From the first line of the listing below to the line with "(title) at (620,-26)", print each line exactly, and nothing more. Leave out the pictures.

Plotting code records
····················

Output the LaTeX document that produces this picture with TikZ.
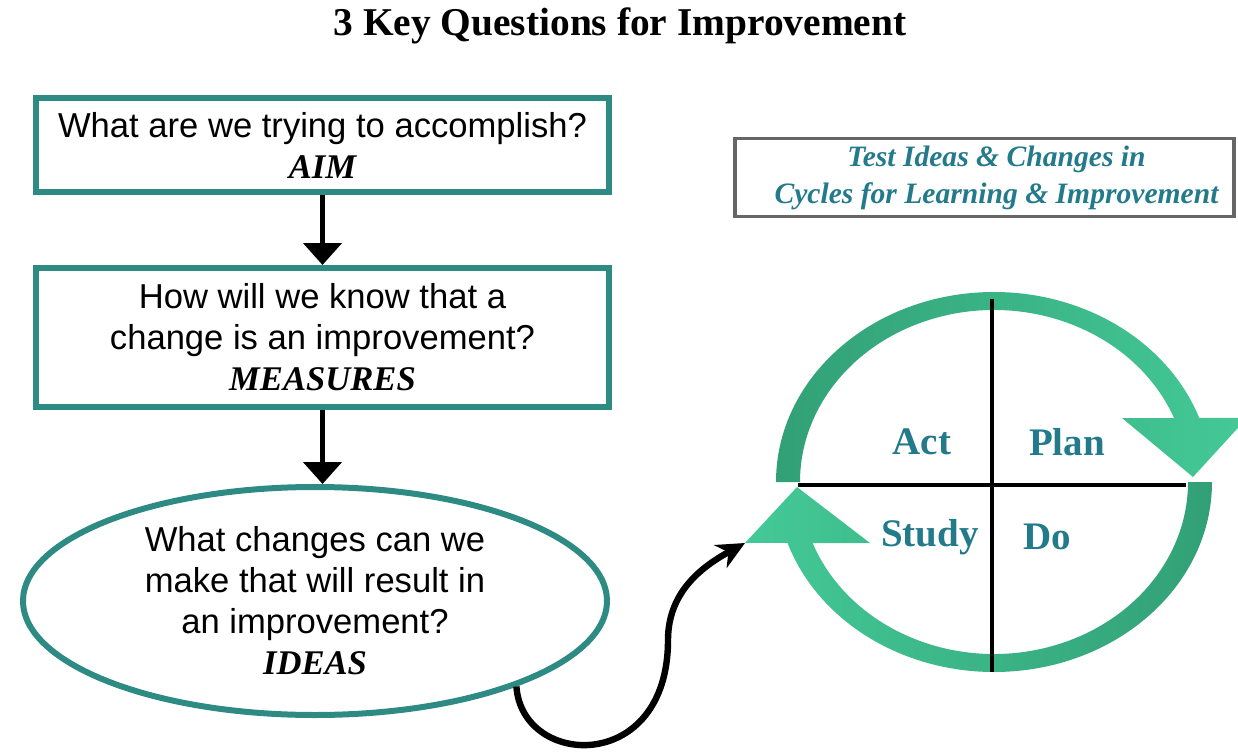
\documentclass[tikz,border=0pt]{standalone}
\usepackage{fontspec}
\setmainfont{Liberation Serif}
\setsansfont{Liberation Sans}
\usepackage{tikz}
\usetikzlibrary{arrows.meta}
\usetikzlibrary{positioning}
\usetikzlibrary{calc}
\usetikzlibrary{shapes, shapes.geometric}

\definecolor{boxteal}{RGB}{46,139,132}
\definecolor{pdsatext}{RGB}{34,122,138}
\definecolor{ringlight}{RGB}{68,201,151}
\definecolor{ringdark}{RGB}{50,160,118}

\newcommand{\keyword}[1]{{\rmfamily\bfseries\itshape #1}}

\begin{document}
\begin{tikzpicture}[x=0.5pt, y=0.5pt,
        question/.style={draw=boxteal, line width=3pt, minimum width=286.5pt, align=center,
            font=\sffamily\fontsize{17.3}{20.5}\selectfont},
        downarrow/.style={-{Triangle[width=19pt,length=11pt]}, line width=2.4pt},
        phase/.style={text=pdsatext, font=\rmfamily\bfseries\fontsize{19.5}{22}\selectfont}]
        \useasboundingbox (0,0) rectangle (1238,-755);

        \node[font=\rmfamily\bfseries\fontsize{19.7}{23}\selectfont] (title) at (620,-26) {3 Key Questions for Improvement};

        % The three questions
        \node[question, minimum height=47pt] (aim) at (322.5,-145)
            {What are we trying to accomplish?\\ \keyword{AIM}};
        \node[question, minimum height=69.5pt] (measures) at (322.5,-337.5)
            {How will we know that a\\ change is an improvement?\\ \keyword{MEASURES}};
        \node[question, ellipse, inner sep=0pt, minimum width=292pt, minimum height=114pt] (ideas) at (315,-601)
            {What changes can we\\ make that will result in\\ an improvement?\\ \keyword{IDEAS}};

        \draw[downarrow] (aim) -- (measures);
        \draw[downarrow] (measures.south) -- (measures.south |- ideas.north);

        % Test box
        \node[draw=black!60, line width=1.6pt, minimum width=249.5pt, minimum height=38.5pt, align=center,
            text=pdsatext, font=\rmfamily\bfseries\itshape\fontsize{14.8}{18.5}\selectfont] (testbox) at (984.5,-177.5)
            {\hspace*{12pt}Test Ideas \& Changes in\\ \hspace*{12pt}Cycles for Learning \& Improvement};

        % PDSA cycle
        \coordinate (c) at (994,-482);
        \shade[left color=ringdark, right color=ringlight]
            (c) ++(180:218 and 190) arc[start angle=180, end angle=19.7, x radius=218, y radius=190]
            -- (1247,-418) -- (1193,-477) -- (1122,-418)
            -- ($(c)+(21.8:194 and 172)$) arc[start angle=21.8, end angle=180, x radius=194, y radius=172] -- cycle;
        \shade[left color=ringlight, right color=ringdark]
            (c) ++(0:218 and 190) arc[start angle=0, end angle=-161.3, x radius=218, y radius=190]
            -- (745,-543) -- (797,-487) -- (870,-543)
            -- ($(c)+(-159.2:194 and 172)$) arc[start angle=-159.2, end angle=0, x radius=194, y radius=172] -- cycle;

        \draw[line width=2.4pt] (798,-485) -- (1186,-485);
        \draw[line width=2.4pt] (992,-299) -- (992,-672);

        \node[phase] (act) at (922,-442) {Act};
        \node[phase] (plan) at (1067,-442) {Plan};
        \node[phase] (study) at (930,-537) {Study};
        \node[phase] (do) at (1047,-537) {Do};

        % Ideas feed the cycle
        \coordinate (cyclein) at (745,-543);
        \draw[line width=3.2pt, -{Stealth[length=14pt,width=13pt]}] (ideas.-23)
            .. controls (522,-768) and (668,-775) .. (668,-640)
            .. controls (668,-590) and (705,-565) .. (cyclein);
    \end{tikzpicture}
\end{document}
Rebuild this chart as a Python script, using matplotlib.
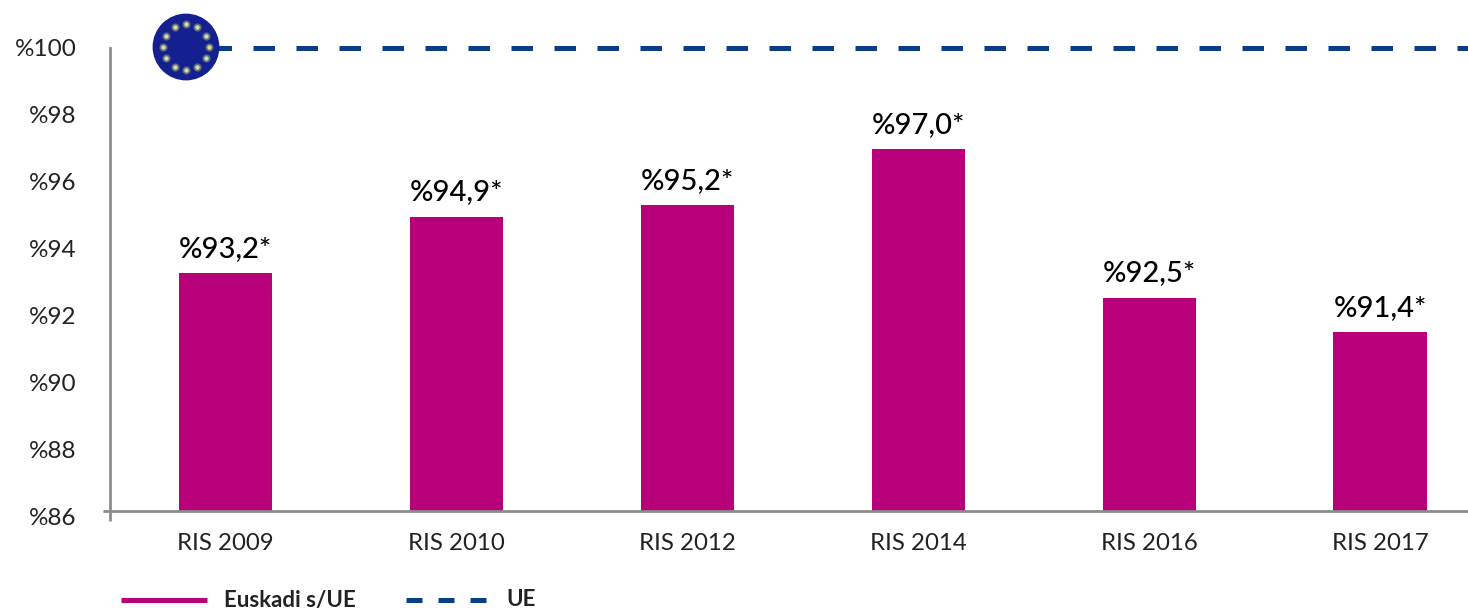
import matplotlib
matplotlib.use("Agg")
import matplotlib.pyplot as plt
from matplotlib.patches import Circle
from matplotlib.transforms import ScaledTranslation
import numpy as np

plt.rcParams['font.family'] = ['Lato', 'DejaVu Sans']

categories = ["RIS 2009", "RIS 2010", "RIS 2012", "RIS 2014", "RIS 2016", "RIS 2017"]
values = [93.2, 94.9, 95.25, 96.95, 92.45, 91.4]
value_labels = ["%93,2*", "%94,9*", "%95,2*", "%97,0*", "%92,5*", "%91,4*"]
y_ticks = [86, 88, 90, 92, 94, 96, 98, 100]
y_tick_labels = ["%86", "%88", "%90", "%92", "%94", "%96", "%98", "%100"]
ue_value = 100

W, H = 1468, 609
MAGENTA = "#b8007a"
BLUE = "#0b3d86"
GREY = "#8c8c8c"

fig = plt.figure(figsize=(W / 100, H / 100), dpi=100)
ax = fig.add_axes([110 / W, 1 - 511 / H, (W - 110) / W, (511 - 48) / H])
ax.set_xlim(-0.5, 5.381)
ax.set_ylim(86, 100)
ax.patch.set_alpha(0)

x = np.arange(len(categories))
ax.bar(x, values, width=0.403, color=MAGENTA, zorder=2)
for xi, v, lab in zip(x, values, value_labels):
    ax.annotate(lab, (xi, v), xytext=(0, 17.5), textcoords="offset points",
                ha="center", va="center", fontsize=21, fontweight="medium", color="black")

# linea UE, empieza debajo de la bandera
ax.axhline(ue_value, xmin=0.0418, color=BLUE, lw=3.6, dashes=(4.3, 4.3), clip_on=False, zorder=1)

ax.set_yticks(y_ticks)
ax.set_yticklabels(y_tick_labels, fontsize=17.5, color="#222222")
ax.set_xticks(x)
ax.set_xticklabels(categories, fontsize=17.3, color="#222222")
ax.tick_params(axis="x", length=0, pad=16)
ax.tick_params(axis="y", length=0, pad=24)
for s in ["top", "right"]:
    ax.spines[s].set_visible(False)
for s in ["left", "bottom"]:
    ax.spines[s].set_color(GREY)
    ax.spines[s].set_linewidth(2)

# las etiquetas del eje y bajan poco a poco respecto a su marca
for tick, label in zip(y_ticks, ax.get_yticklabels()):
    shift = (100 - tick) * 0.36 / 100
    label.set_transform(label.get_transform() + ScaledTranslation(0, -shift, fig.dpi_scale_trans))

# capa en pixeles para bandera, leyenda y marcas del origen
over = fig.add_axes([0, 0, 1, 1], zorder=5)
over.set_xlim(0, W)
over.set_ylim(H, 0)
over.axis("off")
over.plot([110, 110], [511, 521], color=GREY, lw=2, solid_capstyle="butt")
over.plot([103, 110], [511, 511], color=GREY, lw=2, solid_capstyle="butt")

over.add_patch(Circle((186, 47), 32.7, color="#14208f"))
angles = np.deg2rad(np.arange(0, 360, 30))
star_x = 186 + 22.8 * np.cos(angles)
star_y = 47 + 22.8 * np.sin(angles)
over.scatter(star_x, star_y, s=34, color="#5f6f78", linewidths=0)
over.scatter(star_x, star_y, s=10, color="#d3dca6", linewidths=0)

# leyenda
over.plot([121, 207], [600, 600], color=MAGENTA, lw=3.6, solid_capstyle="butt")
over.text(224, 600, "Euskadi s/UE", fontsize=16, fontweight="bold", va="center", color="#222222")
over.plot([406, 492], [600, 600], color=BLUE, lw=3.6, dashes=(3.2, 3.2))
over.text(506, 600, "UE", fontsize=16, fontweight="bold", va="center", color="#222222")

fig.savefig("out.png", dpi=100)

····················

▶ **RESPONSE BELOW**:
Output the LaTeX document that produces this picture with TikZ.
\documentclass[tikz,border=0pt]{standalone}
\usepackage{fontspec}
\setmainfont{Liberation Serif}
\setsansfont{Liberation Sans}
\usepackage{tikz}
\usetikzlibrary{arrows.meta}
\usetikzlibrary{positioning}
\usetikzlibrary{calc}
\usetikzlibrary{shapes, shapes.geometric}

\definecolor{boxteal}{RGB}{46,139,132}
\definecolor{pdsatext}{RGB}{34,122,138}
\definecolor{ringlight}{RGB}{68,201,151}
\definecolor{ringdark}{RGB}{50,160,118}

\newcommand{\keyword}[1]{{\rmfamily\bfseries\itshape #1}}

\begin{document}
\begin{tikzpicture}[x=0.5pt, y=0.5pt,
        question/.style={draw=boxteal, line width=3pt, minimum width=286.5pt, align=center,
            font=\sffamily\fontsize{17.3}{20.5}\selectfont},
        downarrow/.style={-{Triangle[width=19pt,length=11pt]}, line width=2.4pt},
        phase/.style={text=pdsatext, font=\rmfamily\bfseries\fontsize{19.5}{22}\selectfont}]
        \useasboundingbox (0,0) rectangle (1238,-755);

        \node[font=\rmfamily\bfseries\fontsize{19.7}{23}\selectfont] (title) at (620,-26) {3 Key Questions for Improvement};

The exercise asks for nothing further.